▸ Provided material
** start **
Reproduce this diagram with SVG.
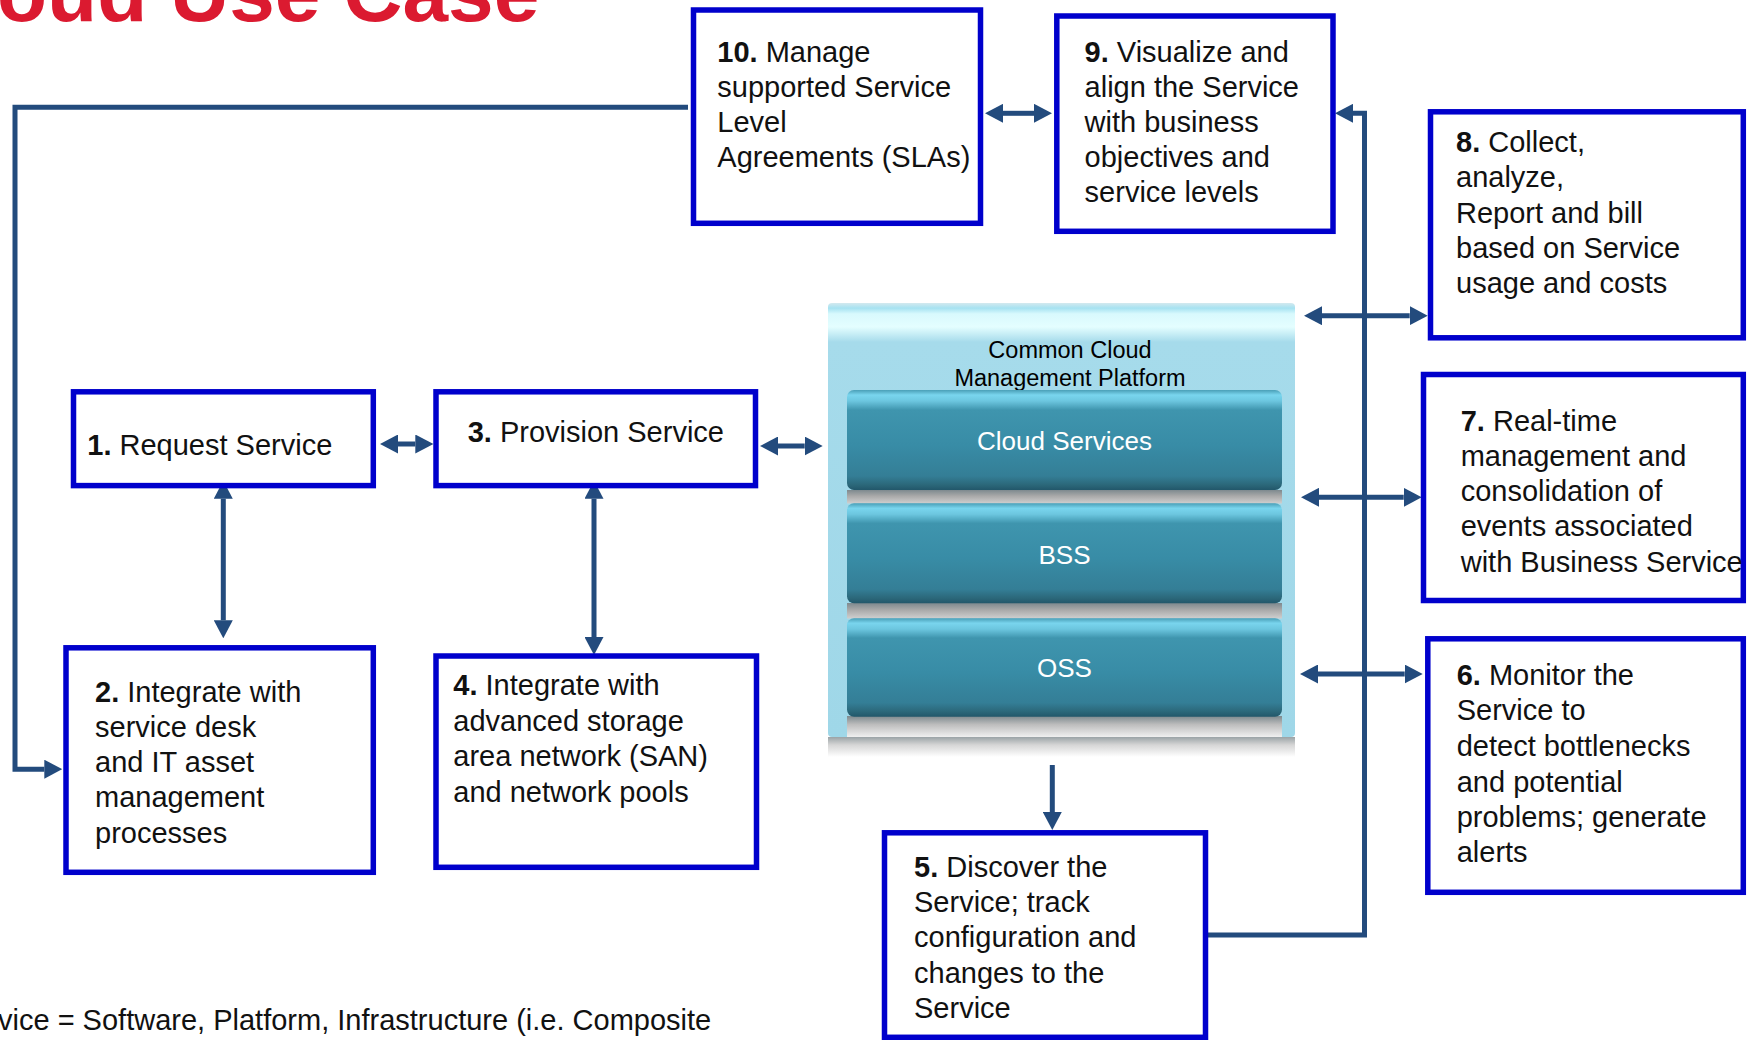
** end **
** start **
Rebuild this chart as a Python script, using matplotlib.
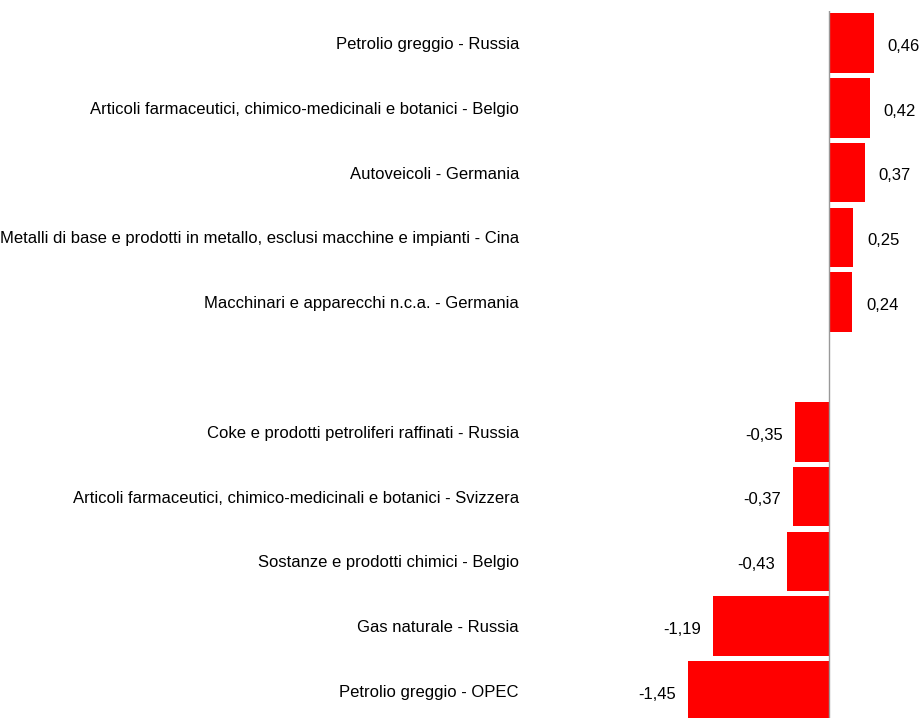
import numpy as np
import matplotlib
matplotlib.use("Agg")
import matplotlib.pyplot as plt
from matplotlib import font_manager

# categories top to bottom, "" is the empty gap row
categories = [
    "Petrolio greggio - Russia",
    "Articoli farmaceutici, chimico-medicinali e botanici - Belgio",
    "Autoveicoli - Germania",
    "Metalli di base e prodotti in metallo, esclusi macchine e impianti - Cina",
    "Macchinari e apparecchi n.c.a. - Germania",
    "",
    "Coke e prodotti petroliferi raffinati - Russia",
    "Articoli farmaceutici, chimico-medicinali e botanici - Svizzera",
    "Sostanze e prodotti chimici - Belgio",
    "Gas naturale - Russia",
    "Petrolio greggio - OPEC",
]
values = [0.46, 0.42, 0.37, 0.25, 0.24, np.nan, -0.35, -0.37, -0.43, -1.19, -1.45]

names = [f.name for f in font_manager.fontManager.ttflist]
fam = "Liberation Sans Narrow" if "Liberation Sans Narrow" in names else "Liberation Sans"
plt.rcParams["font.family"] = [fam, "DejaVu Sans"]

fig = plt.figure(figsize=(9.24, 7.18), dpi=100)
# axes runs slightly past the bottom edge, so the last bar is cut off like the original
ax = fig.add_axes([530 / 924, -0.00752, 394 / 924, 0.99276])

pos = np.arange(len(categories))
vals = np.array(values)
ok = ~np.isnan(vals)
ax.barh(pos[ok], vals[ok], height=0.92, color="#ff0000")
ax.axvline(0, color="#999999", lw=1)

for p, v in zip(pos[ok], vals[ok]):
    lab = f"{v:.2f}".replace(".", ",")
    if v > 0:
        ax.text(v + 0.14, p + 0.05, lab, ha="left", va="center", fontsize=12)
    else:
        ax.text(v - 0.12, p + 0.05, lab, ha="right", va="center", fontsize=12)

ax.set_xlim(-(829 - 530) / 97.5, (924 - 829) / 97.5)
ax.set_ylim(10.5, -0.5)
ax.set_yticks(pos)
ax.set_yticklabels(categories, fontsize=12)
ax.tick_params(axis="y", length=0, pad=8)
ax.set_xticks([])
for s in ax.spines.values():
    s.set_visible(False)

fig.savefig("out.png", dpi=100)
** end **
** start **
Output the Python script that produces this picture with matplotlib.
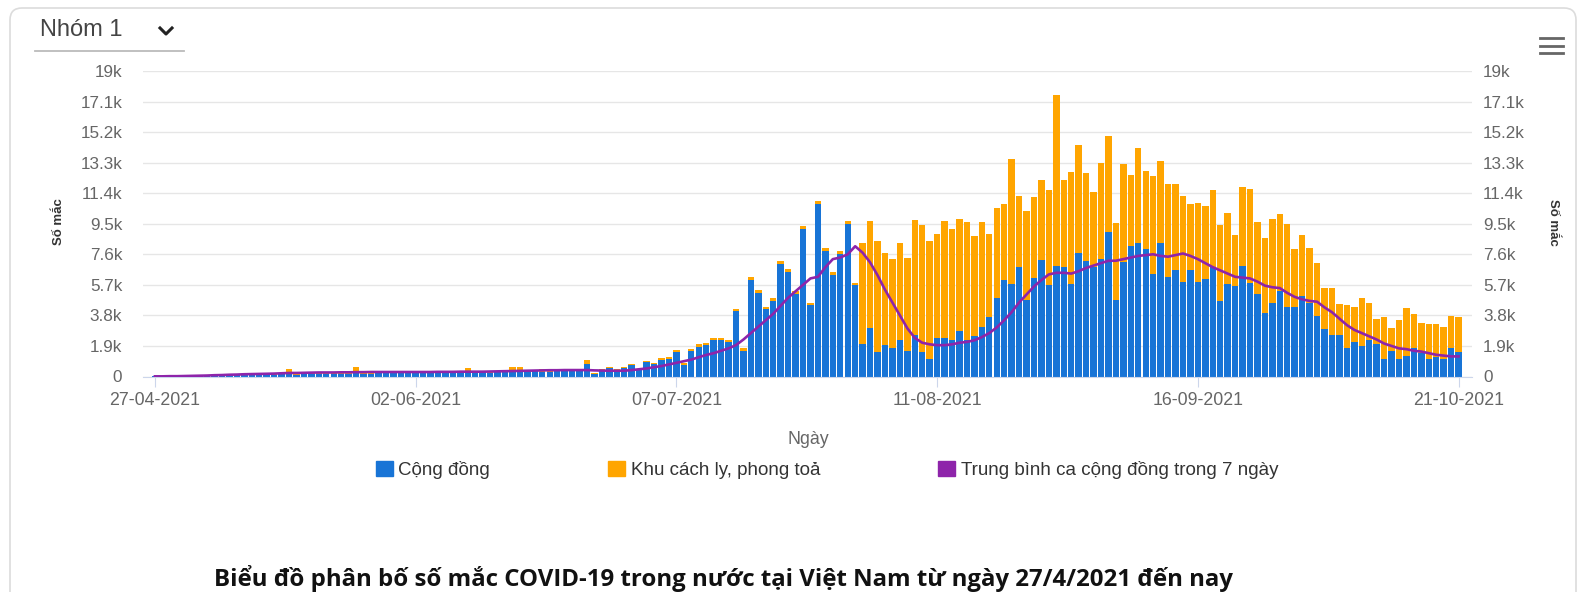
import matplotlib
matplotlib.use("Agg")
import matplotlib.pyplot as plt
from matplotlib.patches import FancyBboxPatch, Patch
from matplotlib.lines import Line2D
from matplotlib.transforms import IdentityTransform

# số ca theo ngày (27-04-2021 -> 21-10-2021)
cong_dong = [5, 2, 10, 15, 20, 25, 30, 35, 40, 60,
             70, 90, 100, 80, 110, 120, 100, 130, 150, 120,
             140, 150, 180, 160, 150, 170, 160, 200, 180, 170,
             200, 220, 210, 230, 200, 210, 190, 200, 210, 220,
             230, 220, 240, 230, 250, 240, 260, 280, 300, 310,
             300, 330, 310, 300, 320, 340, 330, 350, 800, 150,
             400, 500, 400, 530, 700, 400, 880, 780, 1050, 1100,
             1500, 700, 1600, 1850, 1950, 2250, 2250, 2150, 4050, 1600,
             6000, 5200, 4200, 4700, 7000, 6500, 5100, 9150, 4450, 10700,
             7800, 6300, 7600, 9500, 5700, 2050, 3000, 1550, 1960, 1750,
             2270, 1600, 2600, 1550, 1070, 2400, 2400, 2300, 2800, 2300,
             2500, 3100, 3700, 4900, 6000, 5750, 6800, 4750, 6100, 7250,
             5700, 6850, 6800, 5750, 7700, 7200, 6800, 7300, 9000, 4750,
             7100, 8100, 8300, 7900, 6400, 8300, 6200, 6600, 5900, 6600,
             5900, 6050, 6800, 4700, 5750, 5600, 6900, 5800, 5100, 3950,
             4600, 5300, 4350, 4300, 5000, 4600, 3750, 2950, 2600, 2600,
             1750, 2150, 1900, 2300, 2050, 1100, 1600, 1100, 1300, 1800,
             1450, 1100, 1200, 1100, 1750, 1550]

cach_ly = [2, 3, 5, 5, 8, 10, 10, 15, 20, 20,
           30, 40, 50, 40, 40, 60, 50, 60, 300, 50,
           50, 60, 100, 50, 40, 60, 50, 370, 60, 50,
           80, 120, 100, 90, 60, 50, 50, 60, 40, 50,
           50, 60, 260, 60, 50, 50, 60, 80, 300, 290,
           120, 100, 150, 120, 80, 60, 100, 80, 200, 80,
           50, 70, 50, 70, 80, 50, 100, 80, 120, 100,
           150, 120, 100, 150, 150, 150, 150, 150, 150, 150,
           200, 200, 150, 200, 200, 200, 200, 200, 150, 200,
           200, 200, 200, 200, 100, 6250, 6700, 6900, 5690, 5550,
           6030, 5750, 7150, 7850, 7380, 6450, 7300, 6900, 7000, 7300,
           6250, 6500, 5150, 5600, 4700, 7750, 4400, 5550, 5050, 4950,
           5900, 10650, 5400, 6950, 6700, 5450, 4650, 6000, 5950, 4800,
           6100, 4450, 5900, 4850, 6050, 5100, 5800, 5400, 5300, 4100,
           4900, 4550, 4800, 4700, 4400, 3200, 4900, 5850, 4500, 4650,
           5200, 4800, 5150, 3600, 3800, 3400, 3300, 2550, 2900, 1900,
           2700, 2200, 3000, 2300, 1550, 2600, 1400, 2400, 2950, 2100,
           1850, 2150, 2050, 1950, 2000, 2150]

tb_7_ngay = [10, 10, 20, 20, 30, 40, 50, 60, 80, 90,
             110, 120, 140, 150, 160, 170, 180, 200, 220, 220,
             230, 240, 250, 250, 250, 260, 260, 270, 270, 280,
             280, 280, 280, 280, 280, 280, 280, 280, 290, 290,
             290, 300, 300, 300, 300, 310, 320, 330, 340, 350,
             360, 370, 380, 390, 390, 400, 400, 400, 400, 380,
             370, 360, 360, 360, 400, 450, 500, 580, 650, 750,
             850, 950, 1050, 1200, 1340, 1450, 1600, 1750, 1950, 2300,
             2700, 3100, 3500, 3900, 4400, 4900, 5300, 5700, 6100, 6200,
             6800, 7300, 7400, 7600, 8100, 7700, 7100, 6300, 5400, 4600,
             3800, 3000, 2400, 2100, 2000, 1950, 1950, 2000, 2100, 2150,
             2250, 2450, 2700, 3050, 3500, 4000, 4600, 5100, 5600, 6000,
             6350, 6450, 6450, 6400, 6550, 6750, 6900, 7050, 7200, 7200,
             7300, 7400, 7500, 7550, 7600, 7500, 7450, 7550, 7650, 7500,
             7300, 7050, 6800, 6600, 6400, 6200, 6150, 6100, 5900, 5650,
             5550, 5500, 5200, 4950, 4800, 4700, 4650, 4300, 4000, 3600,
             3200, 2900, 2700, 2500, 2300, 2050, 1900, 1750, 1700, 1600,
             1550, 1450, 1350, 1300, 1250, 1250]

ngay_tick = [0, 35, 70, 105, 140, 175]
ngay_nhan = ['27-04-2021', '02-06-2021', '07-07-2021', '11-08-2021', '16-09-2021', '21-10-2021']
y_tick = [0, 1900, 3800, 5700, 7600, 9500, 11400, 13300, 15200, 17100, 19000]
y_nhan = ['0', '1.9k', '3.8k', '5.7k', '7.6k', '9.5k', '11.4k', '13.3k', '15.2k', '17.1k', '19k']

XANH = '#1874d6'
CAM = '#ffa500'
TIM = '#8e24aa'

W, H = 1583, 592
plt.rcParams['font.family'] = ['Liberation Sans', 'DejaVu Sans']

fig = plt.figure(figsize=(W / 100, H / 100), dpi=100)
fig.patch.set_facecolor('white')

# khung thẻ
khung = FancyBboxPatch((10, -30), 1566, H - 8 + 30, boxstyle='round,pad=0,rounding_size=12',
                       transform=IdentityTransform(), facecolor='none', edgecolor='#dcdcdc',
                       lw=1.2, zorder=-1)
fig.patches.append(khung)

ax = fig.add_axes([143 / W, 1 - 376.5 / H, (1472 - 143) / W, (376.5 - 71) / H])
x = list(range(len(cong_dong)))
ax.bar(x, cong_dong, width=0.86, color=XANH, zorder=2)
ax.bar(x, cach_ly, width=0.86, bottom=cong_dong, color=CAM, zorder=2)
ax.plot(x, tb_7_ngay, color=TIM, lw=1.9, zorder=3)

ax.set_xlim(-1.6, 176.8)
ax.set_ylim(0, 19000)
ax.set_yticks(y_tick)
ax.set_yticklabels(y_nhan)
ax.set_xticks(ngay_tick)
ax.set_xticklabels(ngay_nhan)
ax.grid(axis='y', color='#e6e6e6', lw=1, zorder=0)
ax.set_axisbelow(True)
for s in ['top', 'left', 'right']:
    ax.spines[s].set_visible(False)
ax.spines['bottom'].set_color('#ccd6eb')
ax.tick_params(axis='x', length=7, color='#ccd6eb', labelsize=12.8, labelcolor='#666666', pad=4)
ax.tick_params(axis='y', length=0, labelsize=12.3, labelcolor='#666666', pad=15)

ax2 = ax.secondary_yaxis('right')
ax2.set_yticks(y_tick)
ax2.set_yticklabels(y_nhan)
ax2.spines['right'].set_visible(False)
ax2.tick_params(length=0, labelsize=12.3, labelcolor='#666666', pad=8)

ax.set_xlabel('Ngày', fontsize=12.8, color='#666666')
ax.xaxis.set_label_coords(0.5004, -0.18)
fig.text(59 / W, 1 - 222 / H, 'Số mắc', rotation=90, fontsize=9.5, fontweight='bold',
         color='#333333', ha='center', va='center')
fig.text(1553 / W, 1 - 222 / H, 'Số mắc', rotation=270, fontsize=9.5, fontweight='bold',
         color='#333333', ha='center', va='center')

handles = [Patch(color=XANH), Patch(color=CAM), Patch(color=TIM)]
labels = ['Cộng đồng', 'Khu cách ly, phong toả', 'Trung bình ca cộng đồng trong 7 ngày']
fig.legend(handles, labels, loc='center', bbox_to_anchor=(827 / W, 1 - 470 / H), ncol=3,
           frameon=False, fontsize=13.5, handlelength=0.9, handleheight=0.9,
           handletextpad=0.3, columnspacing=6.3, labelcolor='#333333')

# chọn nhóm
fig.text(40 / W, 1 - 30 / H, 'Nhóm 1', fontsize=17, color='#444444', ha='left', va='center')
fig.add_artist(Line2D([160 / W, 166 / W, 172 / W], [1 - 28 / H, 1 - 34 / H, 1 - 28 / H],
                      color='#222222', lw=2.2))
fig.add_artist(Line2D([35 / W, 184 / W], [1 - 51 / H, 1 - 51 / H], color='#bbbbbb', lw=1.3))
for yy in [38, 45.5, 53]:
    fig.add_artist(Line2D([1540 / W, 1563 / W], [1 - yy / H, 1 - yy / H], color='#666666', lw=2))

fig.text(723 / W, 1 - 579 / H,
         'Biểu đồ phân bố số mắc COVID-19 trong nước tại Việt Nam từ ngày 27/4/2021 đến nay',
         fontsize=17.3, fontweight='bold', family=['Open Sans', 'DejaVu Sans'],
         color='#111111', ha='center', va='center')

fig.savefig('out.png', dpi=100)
** end **
▸ Problem to work on
Give again, exactly as written above, every line from the one holding "Output the Python" to the one holding "from matplotlib.transforms import", with both ends kept and the pictures left out.

▸ The response
Output the Python script that produces this picture with matplotlib.
import matplotlib
matplotlib.use("Agg")
import matplotlib.pyplot as plt
from matplotlib.patches import FancyBboxPatch, Patch
from matplotlib.lines import Line2D
from matplotlib.transforms import IdentityTransform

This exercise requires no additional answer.